Whatever Happened to the ‘Zeitenwende’?
A long time ago, I interned for a summer at the Hudson Institute (which was then actually located near the Hudson River, in Croton-on-Hudson). I worked as a gofer for the institute’s cofounder, the defense theorist and social analyst Herman Kahn, and would sometimes attend his talks to various groups. These talks were usually accompanied by a presentation with slides that featured some striking facts and quotations, upon which Herman would dilate.
One of the most striking of these quotations was from John Maynard Keynes’s 1930 essay, “Economic Possibilities for our Grandchildren.” As I recall, the slide featured these two paragraphs:
We shall once more value ends above means and prefer the good to the useful. We shall honour those who can teach us how to pluck the hour and the day virtuously and well, the delightful people who are capable of taking direct enjoyment in things, the lilies of the field who toil not, neither do they spin.
But beware! The time for all this is not yet. For at least another hundred years we must pretend to ourselves and to every one that fair is foul and foul is fair; for foul is useful and fair is not. Avarice and usury and precaution must be our gods for a little longer still. For only they can lead us out of the tunnel of economic necessity into daylight.
Writing in the first year of the Great Depression, Keynes argues against the economic pessimism of the time, making the case that future generations would continue to progress in wealth. But he goes further than that, raising the prospect that at some point the necessities of toil and labor will be overcome by advances in industry and technology, and “thus for the first time since his creation man will be faced with his real, his permanent problem—how to use his freedom from pressing economic cares, how to occupy the leisure, which science and compound interest will have won for him, to live wisely and agreeably and well.”
Keynes, a perceptive and intelligent student of human nature, was well aware that such a transition to an age of plenty wouldn’t be unproblematic. In fact he makes that point at some length—so much so that one wonders if Keynes really believed we’d ever get to enjoy the times of plenty he forecast.
But even before considering the problems of affluence, Keynes insists on the stern warning that it will take a long time—a century of hard work, he says—before mankind reaches the moment when it leaves hard work behind.
“But beware! The time for all this is not yet.”
This passage from Keynes came to mind on Friday as I watched the failure of the German government, in the latest round of talks at Ramstein Air Base, to agree to provide tanks to Ukraine, or even to allow other European nations to export German-made Leopards.

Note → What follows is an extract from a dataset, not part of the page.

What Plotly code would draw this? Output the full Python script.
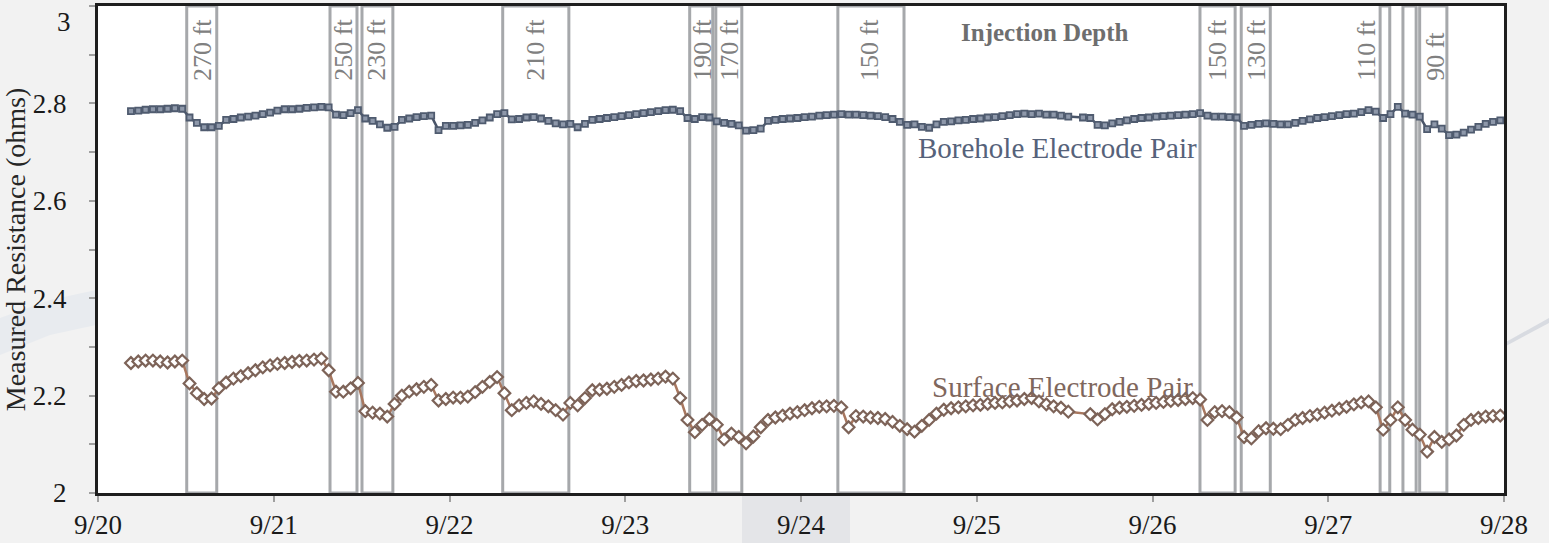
import pandas as pd
import plotly.graph_objects as go

# ---------------- data ----------------
start_time = "2013-09-20 04:30"   # first reading, hourly afterwards

borehole = [
    2.784, 2.785, 2.787, 2.788, 2.788, 2.789, 2.790, 2.789, 2.771, 2.760,
    2.751, 2.751, 2.754, 2.766, 2.768, 2.771, 2.773, 2.775, 2.778, 2.781,
    2.785, 2.788, 2.788, 2.789, 2.791, 2.792, 2.793, 2.792, 2.777, 2.776,
    2.780, 2.786, 2.769, 2.764, 2.757, 2.750, 2.752, 2.766, 2.769, 2.772,
    2.774, 2.775, 2.745, 2.754, 2.754, 2.755, 2.756, 2.760, 2.765, 2.771,
    2.778, 2.780, 2.767, 2.768, 2.771, 2.772, 2.769, 2.764, 2.759, 2.757,
    2.758, 2.751, 2.758, 2.766, 2.768, 2.770, 2.772, 2.774, 2.776, 2.778,
    2.780, 2.782, 2.784, 2.786, 2.787, 2.784, 2.770, 2.768, 2.772, 2.771,
    2.763, 2.760, 2.758, 2.755, 2.744, 2.745, 2.748, 2.764, 2.766, 2.768,
    2.769, 2.770, 2.772, 2.773, 2.775, 2.776, 2.777, 2.778, 2.777, 2.777,
    2.776, 2.775, 2.774, 2.772, 2.768, 2.762, 2.756, 2.757, 2.752, 2.750,
    2.757, 2.762, 2.763, 2.765, 2.766, 2.768, 2.769, 2.771, 2.772, 2.774,
    2.776, 2.778, 2.779, 2.778, 2.779, 2.777, 2.777, 2.775, 2.773, None,
    2.771, 2.770, 2.756, 2.755, 2.759, 2.762, 2.765, 2.768, 2.770, 2.771,
    2.773, 2.774, 2.775, 2.776, 2.777, 2.778, 2.780, 2.775, 2.773, 2.773,
    2.772, 2.771, 2.754, 2.756, 2.758, 2.759, 2.758, 2.757, 2.757, 2.760,
    2.764, 2.767, 2.770, 2.772, 2.774, 2.776, 2.778, 2.779, 2.782, 2.786,
    2.783, 2.770, 2.778, 2.793, 2.779, 2.777, 2.773, 2.747, 2.757, 2.748,
    2.735, 2.736, 2.740, 2.746, 2.752, 2.758, 2.762, 2.765,
]

surface = [
    2.267, 2.270, 2.272, 2.272, 2.270, 2.268, 2.270, 2.272, 2.225, 2.205,
    2.193, 2.194, 2.215, 2.227, 2.235, 2.240, 2.246, 2.252, 2.258, 2.262,
    2.265, 2.267, 2.269, 2.271, 2.272, 2.274, 2.276, 2.252, 2.208, 2.208,
    2.215, 2.226, 2.168, 2.165, 2.163, 2.157, 2.183, 2.200, 2.208, 2.213,
    2.218, 2.222, 2.190, 2.193, 2.196, 2.196, 2.198, 2.207, 2.218, 2.228,
    2.238, 2.205, 2.170, 2.180, 2.185, 2.188, 2.183, 2.178, 2.170, 2.161,
    2.185, 2.180, 2.195, 2.211, 2.212, 2.214, 2.218, 2.222, 2.227, 2.230,
    2.231, 2.233, 2.235, 2.239, 2.235, 2.195, 2.150, 2.125, 2.140, 2.152,
    2.140, 2.110, 2.122, 2.115, 2.102, 2.116, 2.135, 2.150, 2.155, 2.159,
    2.163, 2.166, 2.170, 2.174, 2.177, 2.178, 2.179, 2.176, 2.135, 2.158,
    2.157, 2.155, 2.154, 2.152, 2.146, 2.138, 2.131, 2.126, 2.138, 2.150,
    2.163, 2.171, 2.174, 2.176, 2.178, 2.180, 2.181, 2.183, 2.185, 2.186,
    2.188, 2.190, 2.193, 2.195, 2.188, 2.182, 2.178, 2.175, 2.167, None,
    None, 2.162, 2.151, 2.162, 2.172, 2.175, 2.177, 2.179, 2.181, 2.183,
    2.185, 2.187, 2.189, 2.191, 2.193, 2.195, 2.192, 2.150, 2.166, 2.168,
    2.166, 2.155, 2.115, 2.112, 2.127, 2.133, 2.132, 2.131, 2.140, 2.150,
    2.154, 2.158, 2.161, 2.165, 2.169, 2.173, 2.177, 2.182, 2.186, 2.188,
    2.176, 2.130, 2.150, 2.176, 2.150, 2.130, 2.120, 2.085, 2.115, 2.105,
    2.110, 2.118, 2.140, 2.150, 2.154, 2.157, 2.158, 2.159,
]

# injection intervals (start, end)
band_starts = ["2013-09-20 12:07", "2013-09-21 07:41", "2013-09-21 12:03",
               "2013-09-22 07:16", "2013-09-23 08:48", "2013-09-23 12:22",
               "2013-09-24 05:02", "2013-09-26 06:29", "2013-09-26 12:07",
               "2013-09-27 07:05", "2013-09-27 10:12", "2013-09-27 12:29"]
band_ends = ["2013-09-20 16:13", "2013-09-21 11:22", "2013-09-21 16:16",
             "2013-09-22 16:18", "2013-09-23 11:57", "2013-09-23 15:55",
             "2013-09-24 14:04", "2013-09-26 11:17", "2013-09-26 16:05",
             "2013-09-27 08:24", "2013-09-27 12:00", "2013-09-27 16:12"]

depth_labels = ["270 ft", "250 ft", "230 ft", "210 ft", "190 ft", "170 ft",
                "150 ft", "150 ft", "130 ft", "110 ft", "90 ft"]
depth_label_times = ["2013-09-20 14:20", "2013-09-21 09:33", "2013-09-21 14:04",
                     "2013-09-22 11:47", "2013-09-23 10:36", "2013-09-23 14:17",
                     "2013-09-24 09:25", "2013-09-26 08:57", "2013-09-26 14:17",
                     "2013-09-27 05:11", "2013-09-27 14:37"]

x_ticks = ["2013-09-20", "2013-09-21", "2013-09-22", "2013-09-23", "2013-09-24",
           "2013-09-25", "2013-09-26", "2013-09-27", "2013-09-28"]
y_tickvals = [2.0, 2.1, 2.2, 2.3, 2.4, 2.5, 2.6, 2.7, 2.8, 2.9, 3.0]
y_ticktext = ["2", "", "2.2", "", "2.4", "", "2.6", "", "2.8", "", ""]
y_top_label = "3"

# ---------------- figure ----------------
W, H = 1549, 543
ML, MR, MT, MB = 98, 45, 6, 50
SERIF = "Liberation Serif"

times_b = pd.date_range(start_time, periods=len(borehole), freq="h")
times_s = pd.date_range(start_time, periods=len(surface), freq="h")

fig = go.Figure()

fig.add_trace(go.Scatter(
    x=times_b, y=borehole, mode="lines+markers", connectgaps=True,
    line=dict(color="#4A5569", width=2.5),
    marker=dict(symbol="square", size=6, color="#8E98AA",
                line=dict(color="#4F5B6F", width=1.8)),
    showlegend=False, hoverinfo="x+y"))

fig.add_trace(go.Scatter(
    x=times_s, y=surface, mode="lines+markers", connectgaps=True,
    line=dict(color="#A8775F", width=2.5),
    marker=dict(symbol="diamond", size=9, color="white",
                line=dict(color="#7D6358", width=2.2)),
    showlegend=False, hoverinfo="x+y"))

shapes = []
# background decorations of the slide (outside the plot area)
def px2paper(px, py):
    return (px - ML) / (W - ML - MR), (H - MB - py) / (H - MT - MB)

x0, y0 = px2paper(742, 495)
x1, y1 = px2paper(850, 543)
shapes.append(dict(type="rect", xref="paper", yref="paper", x0=x0, y0=y0, x1=x1, y1=y1,
                   fillcolor="#E4E5E8", line=dict(width=0), layer="below"))
pts = [(0, 318), (50, 300), (96, 290), (96, 325), (50, 335), (0, 355)]
path = "M " + " L ".join("%f,%f" % px2paper(a, b) for a, b in pts) + " Z"
shapes.append(dict(type="path", xref="paper", yref="paper", path=path,
                   fillcolor="#E8EBEF", line=dict(width=0), layer="below"))
pts = [(1506, 342), (1549, 318), (1549, 323), (1506, 346)]
path = "M " + " L ".join("%f,%f" % px2paper(a, b) for a, b in pts) + " Z"
shapes.append(dict(type="path", xref="paper", yref="paper", path=path,
                   fillcolor="#D8DBE1", line=dict(width=0), layer="below"))

for s, e in zip(band_starts, band_ends):
    shapes.append(dict(type="rect", xref="x", yref="paper", x0=s, x1=e, y0=0, y1=1,
                       line=dict(color="#A6A8AB", width=3),
                       fillcolor="rgba(0,0,0,0)", layer="below"))

annotations = []
for lab, t in zip(depth_labels, depth_label_times):
    annotations.append(dict(x=t, y=(H - MB - 83) / (H - MT - MB), xref="x", yref="paper",
                            text=lab, textangle=-90, showarrow=False,
                            xanchor="center", yanchor="bottom",
                            font=dict(family=SERIF, size=26, color="#808080")))

annotations.append(dict(x="2013-09-25 09:19", y=2.9446, xref="x", yref="y",
                        text="<b>Injection Depth</b>", showarrow=False,
                        font=dict(family=SERIF, size=25, color="#6E6E6E")))
annotations.append(dict(x="2013-09-25 10:58", y=2.708, xref="x", yref="y",
                        text="Borehole Electrode Pair", showarrow=False,
                        font=dict(family=SERIF, size=29, color="#56627A")))
annotations.append(dict(x="2013-09-25 11:39", y=2.2175, xref="x", yref="y",
                        text="Surface Electrode Pair", showarrow=False,
                        font=dict(family=SERIF, size=29, color="#7F675D")))
# top y label sits a little lower than its tick, as in the original
annotations.append(dict(x=(73 - ML) / (W - ML - MR), y=(H - MB - 22) / (H - MT - MB),
                        xref="paper", yref="paper", text=y_top_label, showarrow=False,
                        xanchor="right", yanchor="middle",
                        font=dict(family=SERIF, size=27, color="#1A1A1A")))

fig.update_layout(
    width=W, height=H,
    margin=dict(l=ML, r=MR, t=MT, b=MB, autoexpand=False),
    paper_bgcolor="#F2F2F2", plot_bgcolor="white",
    shapes=shapes, annotations=annotations,
    xaxis=dict(type="date", range=[x_ticks[0], x_ticks[-1]],
               tickvals=x_ticks, tickformat="%-m/%-d", automargin=False,
               showgrid=False, zeroline=False,
               showline=True, linecolor="#1E1E1E", linewidth=3, mirror=True,
               ticks="outside", ticklen=6, tickwidth=2, tickcolor="#A0A0A0",
               ticklabelstandoff=0, ticklabeloverflow="allow",
               tickfont=dict(family=SERIF, size=27, color="#1A1A1A")),
    yaxis=dict(range=[2, 3], tickvals=y_tickvals, ticktext=y_ticktext,
               automargin=False,
               showgrid=False, zeroline=False,
               showline=True, linecolor="#1E1E1E", linewidth=3, mirror=True,
               ticks="outside", ticklen=6, tickwidth=2, tickcolor="#A0A0A0",
               ticklabelstandoff=17, ticklabeloverflow="allow",
               tickfont=dict(family=SERIF, size=27, color="#1A1A1A"),
               title=dict(text="Measured Resistance (ohms)", standoff=2,
                          font=dict(family=SERIF, size=28, color="#262626"))),
)

fig.write_html("out.html", config={"displayModeBar": False},
               post_script="document.body.style.margin='0';")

Jeffrey Gedmin and I had returned from Berlin a week before, and written an upbeat piece published here, “Toward a True Zeitenwende,” arguing that maybe a much-to-be-desired future had arrived or was arriving. We thought the signs pretty clear and the chances pretty good for a decisive pivot by Germany—and others—away from the complacency and timidity of the last two decades. We also thought the Biden administration was sufficiently invested in a true Zeitenwende—a turning point in policy—that it would go the last mile to make sure Germany came through by providing some Abrams tanks from our own stockpiles.
In other words, we wrote as if the Zeitenwende were clear and present, and its promise would be followed up by real action.
We were a bit too confident. We overestimated both governments, the rapidity of their turn, and the vision and decisiveness of both Olaf Scholz and Joe Biden. We’d met with many younger Germans and other Europeans in Berlin, and that may have misled us. They seemed to have embraced the moment. We assumed their elders had done so as well.
So we were wrong—at least in the short term. Or at least we were early.
But there is good reason to believe we weren’t fundamentally wrong.
After all, we noted in our piece that there would be zigs and zags, hesitancies and even retreats, in embracing the new responsibilities and new opportunities of the moment. History may yet judge Germany’s recalcitrance at Ramstein as merely a zig or zag on the path, a hesitancy but not a turning back.
But the failure of Ramstein is a useful reminder that the real world throws up many obstacles to promising developments. And sometimes the obstacles stop those developments. Too many zigs and zags and you veer off the road. Too much hesitation can dissipate all momentum.
Thus the importance of Keynes’s admonition: “But beware! The time for all this is not yet.” The time to celebrate a turning point toward freedom and liberal democracy and away from autocracy and brutality is not yet. A true Zeitenwende remains very possible, but it has not quite arrived. And it’s not inevitable. It might not happen.
And such a failure would be devastating for Ukraine, for Europe, and for the United States, and very, very discouraging about the prospects for freedom and civilization in the twenty-first century.